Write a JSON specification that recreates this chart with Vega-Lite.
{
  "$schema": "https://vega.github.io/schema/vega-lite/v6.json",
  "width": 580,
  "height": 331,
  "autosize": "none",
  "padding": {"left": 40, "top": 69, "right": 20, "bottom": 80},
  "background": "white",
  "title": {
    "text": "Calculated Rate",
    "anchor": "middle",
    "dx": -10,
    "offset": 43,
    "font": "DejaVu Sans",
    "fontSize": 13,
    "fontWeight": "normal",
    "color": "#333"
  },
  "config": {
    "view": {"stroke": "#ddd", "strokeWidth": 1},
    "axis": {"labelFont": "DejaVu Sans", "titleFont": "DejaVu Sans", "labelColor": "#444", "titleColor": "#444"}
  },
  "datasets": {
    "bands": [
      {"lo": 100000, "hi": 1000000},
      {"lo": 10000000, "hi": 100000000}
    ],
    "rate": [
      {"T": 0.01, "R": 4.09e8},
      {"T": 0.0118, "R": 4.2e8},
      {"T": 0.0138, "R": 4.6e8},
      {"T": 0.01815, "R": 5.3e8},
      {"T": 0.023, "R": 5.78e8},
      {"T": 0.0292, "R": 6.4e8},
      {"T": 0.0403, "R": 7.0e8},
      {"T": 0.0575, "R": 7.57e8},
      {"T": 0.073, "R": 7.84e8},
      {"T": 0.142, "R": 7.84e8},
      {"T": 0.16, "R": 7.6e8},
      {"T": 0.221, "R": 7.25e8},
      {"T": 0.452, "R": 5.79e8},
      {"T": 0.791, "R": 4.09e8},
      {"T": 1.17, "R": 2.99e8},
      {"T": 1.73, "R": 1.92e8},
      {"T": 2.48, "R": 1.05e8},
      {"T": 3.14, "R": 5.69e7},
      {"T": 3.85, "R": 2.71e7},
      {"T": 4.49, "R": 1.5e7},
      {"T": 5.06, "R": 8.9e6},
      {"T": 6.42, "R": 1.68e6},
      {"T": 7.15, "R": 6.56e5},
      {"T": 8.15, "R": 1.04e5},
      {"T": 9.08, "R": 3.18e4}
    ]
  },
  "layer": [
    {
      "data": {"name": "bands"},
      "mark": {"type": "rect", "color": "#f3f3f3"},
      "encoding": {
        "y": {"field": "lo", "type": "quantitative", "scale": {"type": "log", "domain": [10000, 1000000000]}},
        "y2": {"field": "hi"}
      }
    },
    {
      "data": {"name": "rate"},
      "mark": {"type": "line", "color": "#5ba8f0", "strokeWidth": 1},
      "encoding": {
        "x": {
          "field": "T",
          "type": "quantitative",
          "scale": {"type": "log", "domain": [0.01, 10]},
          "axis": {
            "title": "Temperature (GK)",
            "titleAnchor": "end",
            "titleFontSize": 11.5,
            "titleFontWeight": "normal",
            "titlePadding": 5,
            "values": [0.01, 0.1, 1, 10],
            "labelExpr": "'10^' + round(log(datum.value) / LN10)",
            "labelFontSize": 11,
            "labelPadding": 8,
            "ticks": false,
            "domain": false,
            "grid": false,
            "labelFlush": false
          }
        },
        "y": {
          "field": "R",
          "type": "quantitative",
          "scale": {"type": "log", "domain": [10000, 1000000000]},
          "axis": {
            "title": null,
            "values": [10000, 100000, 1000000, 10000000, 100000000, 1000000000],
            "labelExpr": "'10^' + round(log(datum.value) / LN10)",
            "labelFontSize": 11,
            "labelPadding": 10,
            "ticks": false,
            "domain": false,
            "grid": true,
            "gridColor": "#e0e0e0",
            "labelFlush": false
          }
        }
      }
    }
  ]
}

+-------+

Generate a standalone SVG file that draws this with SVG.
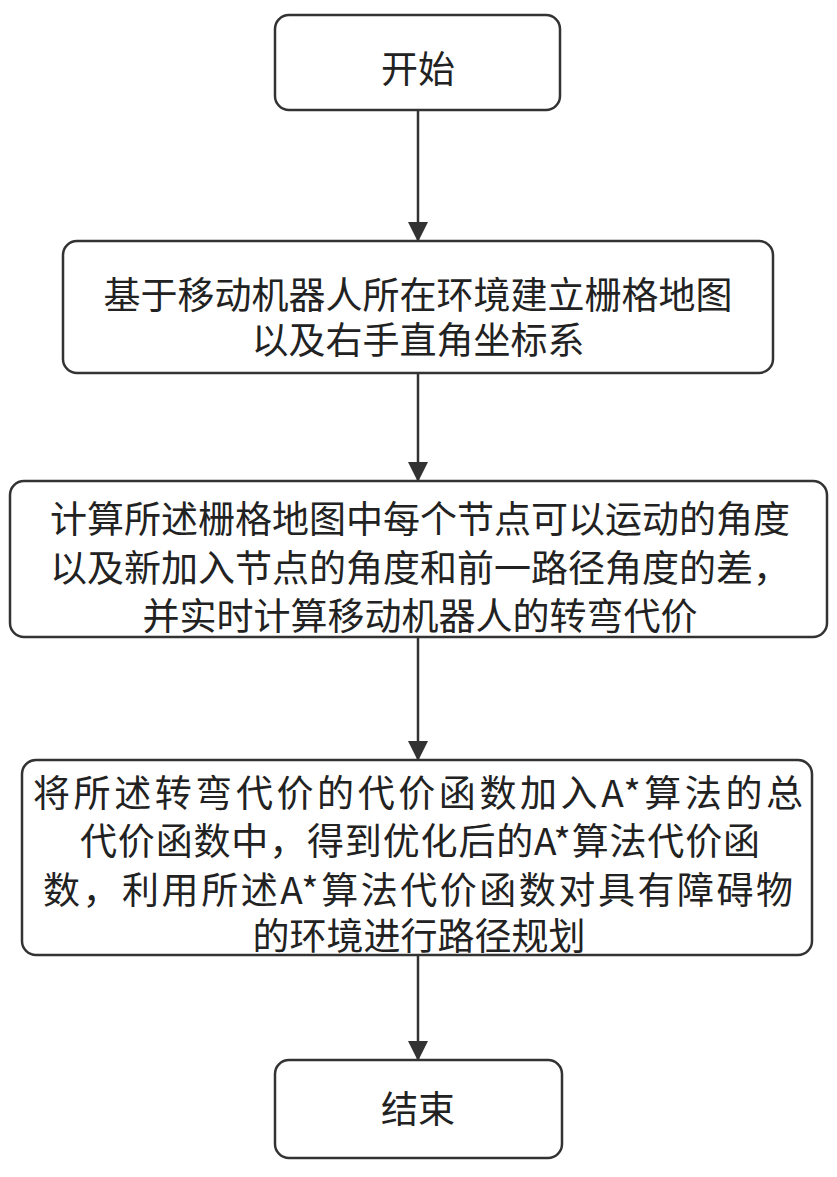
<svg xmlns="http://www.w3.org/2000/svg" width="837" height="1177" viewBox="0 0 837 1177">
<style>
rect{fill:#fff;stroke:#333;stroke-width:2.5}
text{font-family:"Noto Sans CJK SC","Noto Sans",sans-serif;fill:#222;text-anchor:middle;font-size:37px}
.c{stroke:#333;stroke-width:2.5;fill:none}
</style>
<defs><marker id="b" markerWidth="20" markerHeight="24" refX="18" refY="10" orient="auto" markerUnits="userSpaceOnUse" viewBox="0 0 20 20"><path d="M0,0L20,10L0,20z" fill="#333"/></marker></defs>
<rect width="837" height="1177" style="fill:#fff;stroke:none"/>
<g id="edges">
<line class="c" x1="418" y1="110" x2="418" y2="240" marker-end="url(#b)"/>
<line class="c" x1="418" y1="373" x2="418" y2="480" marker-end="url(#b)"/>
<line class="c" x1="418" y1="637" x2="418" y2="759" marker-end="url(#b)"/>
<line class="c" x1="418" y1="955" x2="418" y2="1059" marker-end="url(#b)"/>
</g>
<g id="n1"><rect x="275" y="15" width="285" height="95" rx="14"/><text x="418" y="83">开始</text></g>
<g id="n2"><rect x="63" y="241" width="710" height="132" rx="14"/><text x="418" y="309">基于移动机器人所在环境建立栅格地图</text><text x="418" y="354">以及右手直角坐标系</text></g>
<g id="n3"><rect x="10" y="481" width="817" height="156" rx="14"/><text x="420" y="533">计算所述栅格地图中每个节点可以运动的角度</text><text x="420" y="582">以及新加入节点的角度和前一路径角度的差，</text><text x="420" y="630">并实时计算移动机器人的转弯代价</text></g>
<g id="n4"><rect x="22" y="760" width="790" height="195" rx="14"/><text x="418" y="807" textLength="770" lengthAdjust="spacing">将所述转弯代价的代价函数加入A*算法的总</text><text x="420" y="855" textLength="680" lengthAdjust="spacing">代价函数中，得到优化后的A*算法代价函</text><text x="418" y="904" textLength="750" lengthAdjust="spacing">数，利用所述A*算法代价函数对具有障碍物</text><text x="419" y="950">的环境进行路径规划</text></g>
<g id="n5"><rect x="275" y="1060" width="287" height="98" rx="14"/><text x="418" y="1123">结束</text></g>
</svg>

+-------+

GIVEN EXERCISE ▸
Find the lines containing "that" and pull them out.

ANSWER ▸
Write a JSON specification that recreates this chart with Vega-Lite.
Generate a standalone SVG file that draws this with SVG.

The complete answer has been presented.